Short problem:
Below are the records; collect from them each line containing the string "this".

[START]

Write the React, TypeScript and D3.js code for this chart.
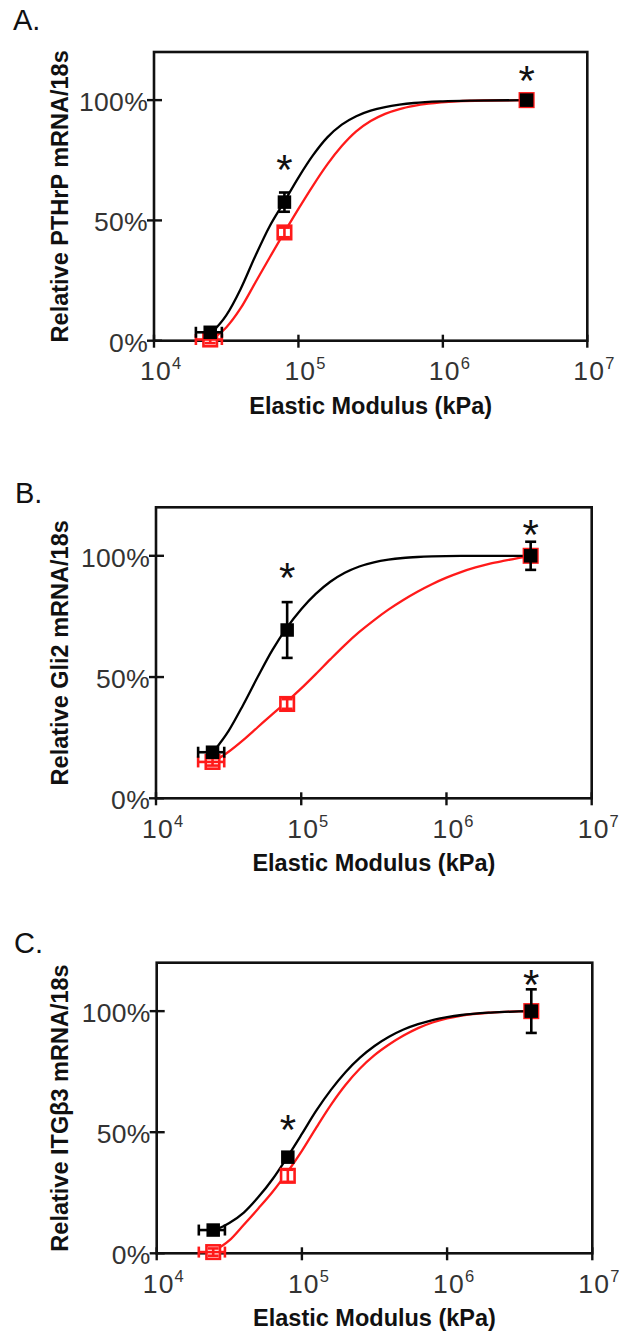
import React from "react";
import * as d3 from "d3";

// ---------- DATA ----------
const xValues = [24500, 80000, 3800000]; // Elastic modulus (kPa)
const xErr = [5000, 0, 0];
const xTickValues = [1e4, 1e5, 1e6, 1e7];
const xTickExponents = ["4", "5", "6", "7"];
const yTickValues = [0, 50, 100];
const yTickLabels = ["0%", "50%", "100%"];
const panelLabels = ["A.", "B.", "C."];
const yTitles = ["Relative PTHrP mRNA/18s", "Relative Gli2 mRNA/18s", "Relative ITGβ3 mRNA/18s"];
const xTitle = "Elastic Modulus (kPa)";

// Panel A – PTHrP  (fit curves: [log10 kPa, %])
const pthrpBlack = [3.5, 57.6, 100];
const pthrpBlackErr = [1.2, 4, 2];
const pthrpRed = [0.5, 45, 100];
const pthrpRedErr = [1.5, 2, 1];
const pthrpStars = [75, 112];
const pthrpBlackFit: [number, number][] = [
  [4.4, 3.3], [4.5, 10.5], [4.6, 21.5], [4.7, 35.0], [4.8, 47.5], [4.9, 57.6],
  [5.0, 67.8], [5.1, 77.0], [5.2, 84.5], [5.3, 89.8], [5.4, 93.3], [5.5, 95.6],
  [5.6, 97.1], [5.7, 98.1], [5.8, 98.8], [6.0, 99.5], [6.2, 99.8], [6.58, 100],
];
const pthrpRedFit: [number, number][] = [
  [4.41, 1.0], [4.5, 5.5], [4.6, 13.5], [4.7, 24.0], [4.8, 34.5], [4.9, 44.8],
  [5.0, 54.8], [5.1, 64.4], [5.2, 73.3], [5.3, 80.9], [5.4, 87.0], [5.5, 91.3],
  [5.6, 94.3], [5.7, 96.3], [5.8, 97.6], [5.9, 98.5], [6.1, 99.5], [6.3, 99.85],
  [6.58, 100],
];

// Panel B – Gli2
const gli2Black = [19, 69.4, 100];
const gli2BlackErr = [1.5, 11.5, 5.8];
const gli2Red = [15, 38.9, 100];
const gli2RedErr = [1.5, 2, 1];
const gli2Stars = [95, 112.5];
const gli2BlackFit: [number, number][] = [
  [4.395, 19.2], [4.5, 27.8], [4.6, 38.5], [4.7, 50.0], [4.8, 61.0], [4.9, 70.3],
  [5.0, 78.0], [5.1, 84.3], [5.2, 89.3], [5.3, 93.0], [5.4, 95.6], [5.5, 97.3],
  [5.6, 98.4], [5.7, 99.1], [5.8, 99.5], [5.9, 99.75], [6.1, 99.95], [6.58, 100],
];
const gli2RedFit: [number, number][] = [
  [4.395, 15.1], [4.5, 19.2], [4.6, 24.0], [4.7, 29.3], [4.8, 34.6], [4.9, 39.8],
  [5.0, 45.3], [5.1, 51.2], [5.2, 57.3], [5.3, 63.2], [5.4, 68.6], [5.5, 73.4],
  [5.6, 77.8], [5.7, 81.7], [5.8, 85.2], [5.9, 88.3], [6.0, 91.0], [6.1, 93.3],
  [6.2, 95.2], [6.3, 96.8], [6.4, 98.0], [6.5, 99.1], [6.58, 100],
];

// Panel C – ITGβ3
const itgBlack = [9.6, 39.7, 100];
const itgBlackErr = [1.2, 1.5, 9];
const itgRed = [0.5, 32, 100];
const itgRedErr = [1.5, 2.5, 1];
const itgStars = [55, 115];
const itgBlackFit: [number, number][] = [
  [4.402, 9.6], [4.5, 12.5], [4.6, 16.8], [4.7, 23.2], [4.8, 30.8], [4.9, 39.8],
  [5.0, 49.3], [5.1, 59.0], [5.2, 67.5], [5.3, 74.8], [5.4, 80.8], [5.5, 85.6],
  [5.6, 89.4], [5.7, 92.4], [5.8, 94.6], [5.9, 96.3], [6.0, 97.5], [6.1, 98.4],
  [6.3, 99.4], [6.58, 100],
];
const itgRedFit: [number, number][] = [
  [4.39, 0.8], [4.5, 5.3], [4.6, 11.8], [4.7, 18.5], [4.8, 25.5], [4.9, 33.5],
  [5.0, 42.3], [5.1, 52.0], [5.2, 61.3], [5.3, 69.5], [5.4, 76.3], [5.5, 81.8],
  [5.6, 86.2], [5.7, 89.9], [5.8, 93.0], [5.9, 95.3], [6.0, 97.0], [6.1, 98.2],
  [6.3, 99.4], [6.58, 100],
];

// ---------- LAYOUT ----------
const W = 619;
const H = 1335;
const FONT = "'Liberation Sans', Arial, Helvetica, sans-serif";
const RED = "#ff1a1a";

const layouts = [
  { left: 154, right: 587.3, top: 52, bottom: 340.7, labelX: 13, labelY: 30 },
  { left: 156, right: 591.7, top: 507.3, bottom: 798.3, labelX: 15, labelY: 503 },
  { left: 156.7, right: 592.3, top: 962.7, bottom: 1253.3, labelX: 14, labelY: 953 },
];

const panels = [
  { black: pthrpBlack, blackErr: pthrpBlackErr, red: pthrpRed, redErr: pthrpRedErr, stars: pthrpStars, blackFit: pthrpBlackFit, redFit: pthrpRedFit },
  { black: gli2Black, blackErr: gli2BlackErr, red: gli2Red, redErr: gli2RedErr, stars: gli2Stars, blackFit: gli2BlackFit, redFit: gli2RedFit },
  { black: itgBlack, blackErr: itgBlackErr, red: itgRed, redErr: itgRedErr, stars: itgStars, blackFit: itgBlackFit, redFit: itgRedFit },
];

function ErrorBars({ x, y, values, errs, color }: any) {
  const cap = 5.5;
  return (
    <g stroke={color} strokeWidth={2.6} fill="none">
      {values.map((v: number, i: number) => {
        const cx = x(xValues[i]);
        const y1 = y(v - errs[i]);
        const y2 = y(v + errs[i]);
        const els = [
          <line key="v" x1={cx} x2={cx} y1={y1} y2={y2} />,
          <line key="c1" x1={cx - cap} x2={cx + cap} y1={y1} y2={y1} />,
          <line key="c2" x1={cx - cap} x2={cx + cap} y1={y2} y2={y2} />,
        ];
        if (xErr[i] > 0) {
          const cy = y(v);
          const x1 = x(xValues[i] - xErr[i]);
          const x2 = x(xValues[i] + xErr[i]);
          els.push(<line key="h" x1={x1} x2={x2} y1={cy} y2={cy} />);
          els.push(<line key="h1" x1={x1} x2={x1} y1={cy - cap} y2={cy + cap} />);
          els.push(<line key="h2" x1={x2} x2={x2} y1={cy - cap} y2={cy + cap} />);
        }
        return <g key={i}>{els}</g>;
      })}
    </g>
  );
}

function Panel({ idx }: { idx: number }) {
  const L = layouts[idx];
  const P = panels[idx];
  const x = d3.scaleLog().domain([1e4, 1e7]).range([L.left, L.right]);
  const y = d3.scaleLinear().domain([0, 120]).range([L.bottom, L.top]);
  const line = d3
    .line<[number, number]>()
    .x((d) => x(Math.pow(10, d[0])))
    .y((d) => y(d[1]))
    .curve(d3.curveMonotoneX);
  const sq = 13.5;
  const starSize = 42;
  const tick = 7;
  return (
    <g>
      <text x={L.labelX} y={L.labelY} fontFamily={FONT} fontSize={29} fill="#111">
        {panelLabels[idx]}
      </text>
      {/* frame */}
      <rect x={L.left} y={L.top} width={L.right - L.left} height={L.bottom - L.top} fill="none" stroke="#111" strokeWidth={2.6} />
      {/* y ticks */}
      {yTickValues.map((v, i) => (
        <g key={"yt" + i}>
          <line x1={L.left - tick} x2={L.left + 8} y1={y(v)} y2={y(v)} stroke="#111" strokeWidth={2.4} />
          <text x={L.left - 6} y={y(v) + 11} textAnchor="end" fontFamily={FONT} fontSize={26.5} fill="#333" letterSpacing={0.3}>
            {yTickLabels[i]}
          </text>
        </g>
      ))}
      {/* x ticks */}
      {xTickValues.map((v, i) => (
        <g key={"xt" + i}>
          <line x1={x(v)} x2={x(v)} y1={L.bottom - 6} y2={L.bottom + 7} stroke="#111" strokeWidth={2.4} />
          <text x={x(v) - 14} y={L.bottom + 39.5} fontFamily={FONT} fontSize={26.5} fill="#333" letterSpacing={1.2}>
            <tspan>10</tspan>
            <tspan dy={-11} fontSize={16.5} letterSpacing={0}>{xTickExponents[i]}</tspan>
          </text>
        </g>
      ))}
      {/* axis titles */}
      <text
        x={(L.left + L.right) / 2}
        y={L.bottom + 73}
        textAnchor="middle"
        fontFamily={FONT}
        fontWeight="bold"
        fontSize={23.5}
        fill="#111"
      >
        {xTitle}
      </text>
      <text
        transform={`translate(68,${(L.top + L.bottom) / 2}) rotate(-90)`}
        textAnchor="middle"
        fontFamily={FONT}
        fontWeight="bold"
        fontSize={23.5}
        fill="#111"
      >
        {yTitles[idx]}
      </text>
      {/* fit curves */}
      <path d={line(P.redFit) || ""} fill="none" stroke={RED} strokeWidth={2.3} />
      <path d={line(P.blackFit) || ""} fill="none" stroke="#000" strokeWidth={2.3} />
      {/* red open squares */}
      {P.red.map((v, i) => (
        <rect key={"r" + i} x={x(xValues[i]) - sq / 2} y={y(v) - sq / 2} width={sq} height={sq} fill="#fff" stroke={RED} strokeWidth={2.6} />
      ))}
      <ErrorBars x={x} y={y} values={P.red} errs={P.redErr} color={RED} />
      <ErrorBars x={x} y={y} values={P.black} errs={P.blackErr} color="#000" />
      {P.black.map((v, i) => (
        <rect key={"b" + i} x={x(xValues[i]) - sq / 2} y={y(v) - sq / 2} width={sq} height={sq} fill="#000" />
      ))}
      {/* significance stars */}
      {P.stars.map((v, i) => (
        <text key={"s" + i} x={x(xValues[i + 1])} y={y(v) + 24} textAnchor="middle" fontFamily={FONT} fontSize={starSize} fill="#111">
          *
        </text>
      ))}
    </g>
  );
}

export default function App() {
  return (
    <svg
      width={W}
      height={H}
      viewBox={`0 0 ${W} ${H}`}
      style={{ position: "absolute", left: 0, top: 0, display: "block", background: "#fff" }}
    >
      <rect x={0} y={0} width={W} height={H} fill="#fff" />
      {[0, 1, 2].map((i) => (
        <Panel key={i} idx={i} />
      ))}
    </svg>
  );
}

[END]
[START]

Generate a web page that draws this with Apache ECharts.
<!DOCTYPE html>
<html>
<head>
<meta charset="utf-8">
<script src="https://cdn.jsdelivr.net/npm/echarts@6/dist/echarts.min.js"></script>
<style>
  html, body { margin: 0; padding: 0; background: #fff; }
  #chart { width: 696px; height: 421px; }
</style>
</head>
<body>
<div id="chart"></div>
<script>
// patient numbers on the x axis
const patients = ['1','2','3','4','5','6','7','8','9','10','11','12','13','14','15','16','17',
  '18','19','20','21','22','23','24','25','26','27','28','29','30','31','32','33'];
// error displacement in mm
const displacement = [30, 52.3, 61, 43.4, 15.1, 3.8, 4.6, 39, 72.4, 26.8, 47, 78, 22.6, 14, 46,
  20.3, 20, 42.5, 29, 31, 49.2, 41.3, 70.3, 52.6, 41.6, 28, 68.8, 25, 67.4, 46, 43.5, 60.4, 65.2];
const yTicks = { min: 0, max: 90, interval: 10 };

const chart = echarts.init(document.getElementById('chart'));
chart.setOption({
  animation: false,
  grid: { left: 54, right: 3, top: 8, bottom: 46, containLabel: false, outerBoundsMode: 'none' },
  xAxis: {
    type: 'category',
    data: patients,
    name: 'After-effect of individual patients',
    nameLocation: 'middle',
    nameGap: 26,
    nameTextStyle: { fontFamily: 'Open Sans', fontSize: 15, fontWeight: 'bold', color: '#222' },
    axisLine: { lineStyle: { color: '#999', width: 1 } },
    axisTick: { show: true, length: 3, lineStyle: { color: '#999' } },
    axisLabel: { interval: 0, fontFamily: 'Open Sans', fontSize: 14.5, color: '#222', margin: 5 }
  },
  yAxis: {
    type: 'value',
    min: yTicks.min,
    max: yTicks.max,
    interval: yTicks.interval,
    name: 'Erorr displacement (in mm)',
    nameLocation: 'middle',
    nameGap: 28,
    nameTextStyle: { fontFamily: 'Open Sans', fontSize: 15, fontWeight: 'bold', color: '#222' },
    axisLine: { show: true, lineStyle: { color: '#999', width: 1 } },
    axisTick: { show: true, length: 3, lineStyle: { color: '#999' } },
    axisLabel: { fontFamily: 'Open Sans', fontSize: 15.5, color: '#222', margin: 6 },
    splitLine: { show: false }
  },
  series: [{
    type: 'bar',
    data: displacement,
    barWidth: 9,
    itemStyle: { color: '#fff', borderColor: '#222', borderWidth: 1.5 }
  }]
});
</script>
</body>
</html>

[END]

Full answer:
Write the React, TypeScript and D3.js code for this chart.
Generate a web page that draws this with Apache ECharts.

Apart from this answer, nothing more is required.